▶ **DATASET EXCERPT**
- - -

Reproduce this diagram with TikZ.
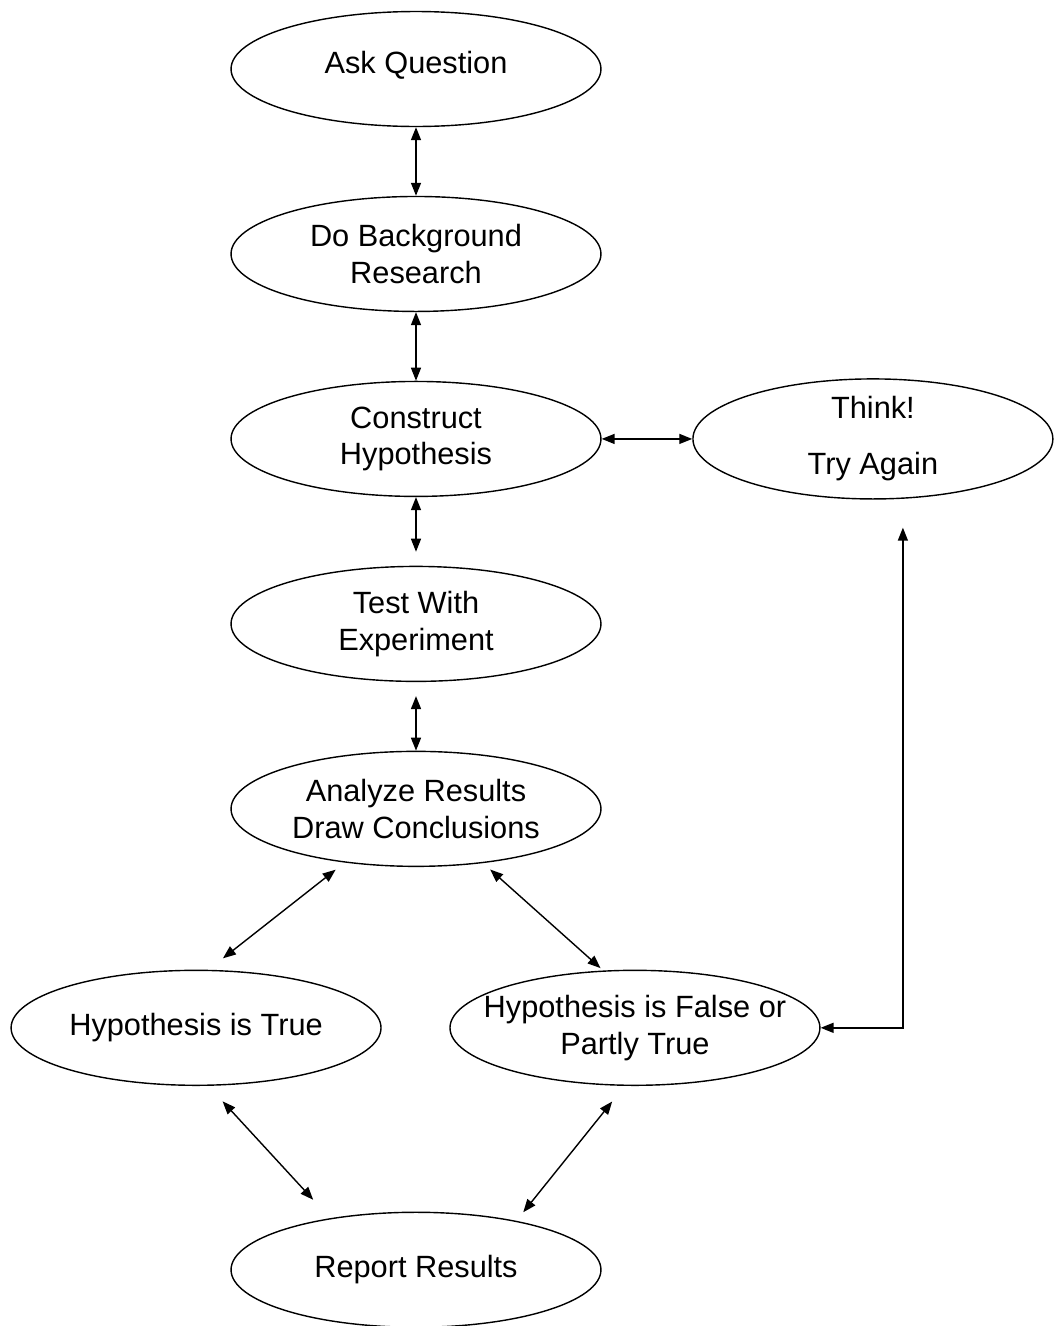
\documentclass[tikz,border=0pt]{standalone}
\usepackage{fontspec}
\setmainfont{Liberation Sans}
\usetikzlibrary{arrows.meta,shapes.geometric,positioning}

\begin{document}
\begin{tikzpicture}[x=0.02cm,y=-0.02cm,node distance=3.7cm,>={Triangle[length=0.26cm,width=0.2cm]},line width=0.8pt]

	\tikzstyle{stage} = [ellipse, draw=black, minimum width=7.4cm, minimum height=2.3cm, inner xsep=-1cm, inner ysep=0pt, align=center, font=\fontsize{17.5}{21}\selectfont]
	\tikzstyle{both}  = [<->]

	\useasboundingbox (0,0) rectangle (1055,1326);

	\node [stage] (ask) at (416,69) {\raisebox{0.28cm}{Ask Question}};

	\node [stage] (research) [below of=ask] {Do Background\\Research}
	edge [both]                 (ask);

	\node [stage] (hyp) [below of=research] {Construct\\Hypothesis}
	edge [both]                 (research);

	\node [stage, minimum width=7.2cm] (think) [right of=hyp, xshift=5.44cm] {Think!\\[11pt]Try Again}
	edge [both]                 (hyp);

	\node [stage] (test) [below of=hyp] {Test With\\Experiment}
	edge [both, shorten <=0.28cm] (hyp);

	\node [stage] (analyze) [below of=test] {Analyze Results\\Draw Conclusions}
	edge [both, shorten >=0.28cm] (test);

	\node [stage] (true) [below of=analyze, xshift=-4.4cm, yshift=-0.68cm] {Hypothesis is True};
	\node [stage] (false) [below of=analyze, xshift=4.38cm, yshift=-0.68cm] {Hypothesis is False or\\Partly True};
	\node [stage] (report) [below of=analyze, yshift=-5.52cm] {Report Results};

	% diagonal links stop short of the ellipses
	\draw [both, shorten <=0.23cm, shorten >=0.37cm] (analyze.-143.7) -- (true.78.8);
	\draw [both, shorten <=0.19cm, shorten >=0.07cm] (analyze.-39.6) -- (false.119.7);
	\draw [both, shorten <=0.42cm, shorten >=0.5cm]  (true.-78.2) -- (report.149.9);
	\draw [both, shorten <=0.4cm, shorten >=0.22cm]  (false.-100.4) -- (report.26.1);

	% back to the start
	\draw [both] (false.east) -| ([xshift=0.6cm, yshift=-0.56cm]think.south);

\end{tikzpicture}
\end{document}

- - -

▶ **GIVEN INSTRUCTION**
Without the pictures, copy the material exactly as given.

▶ **RESULT BELOW**
Reproduce this diagram with TikZ.
\documentclass[tikz,border=0pt]{standalone}
\usepackage{fontspec}
\setmainfont{Liberation Sans}
\usetikzlibrary{arrows.meta,shapes.geometric,positioning}

\begin{document}
\begin{tikzpicture}[x=0.02cm,y=-0.02cm,node distance=3.7cm,>={Triangle[length=0.26cm,width=0.2cm]},line width=0.8pt]

	\tikzstyle{stage} = [ellipse, draw=black, minimum width=7.4cm, minimum height=2.3cm, inner xsep=-1cm, inner ysep=0pt, align=center, font=\fontsize{17.5}{21}\selectfont]
	\tikzstyle{both}  = [<->]

	\useasboundingbox (0,0) rectangle (1055,1326);

	\node [stage] (ask) at (416,69) {\raisebox{0.28cm}{Ask Question}};

	\node [stage] (research) [below of=ask] {Do Background\\Research}
	edge [both]                 (ask);

	\node [stage] (hyp) [below of=research] {Construct\\Hypothesis}
	edge [both]                 (research);

	\node [stage, minimum width=7.2cm] (think) [right of=hyp, xshift=5.44cm] {Think!\\[11pt]Try Again}
	edge [both]                 (hyp);

	\node [stage] (test) [below of=hyp] {Test With\\Experiment}
	edge [both, shorten <=0.28cm] (hyp);

	\node [stage] (analyze) [below of=test] {Analyze Results\\Draw Conclusions}
	edge [both, shorten >=0.28cm] (test);

	\node [stage] (true) [below of=analyze, xshift=-4.4cm, yshift=-0.68cm] {Hypothesis is True};
	\node [stage] (false) [below of=analyze, xshift=4.38cm, yshift=-0.68cm] {Hypothesis is False or\\Partly True};
	\node [stage] (report) [below of=analyze, yshift=-5.52cm] {Report Results};

	% diagonal links stop short of the ellipses
	\draw [both, shorten <=0.23cm, shorten >=0.37cm] (analyze.-143.7) -- (true.78.8);
	\draw [both, shorten <=0.19cm, shorten >=0.07cm] (analyze.-39.6) -- (false.119.7);
	\draw [both, shorten <=0.42cm, shorten >=0.5cm]  (true.-78.2) -- (report.149.9);
	\draw [both, shorten <=0.4cm, shorten >=0.22cm]  (false.-100.4) -- (report.26.1);

	% back to the start
	\draw [both] (false.east) -| ([xshift=0.6cm, yshift=-0.56cm]think.south);

\end{tikzpicture}
\end{document}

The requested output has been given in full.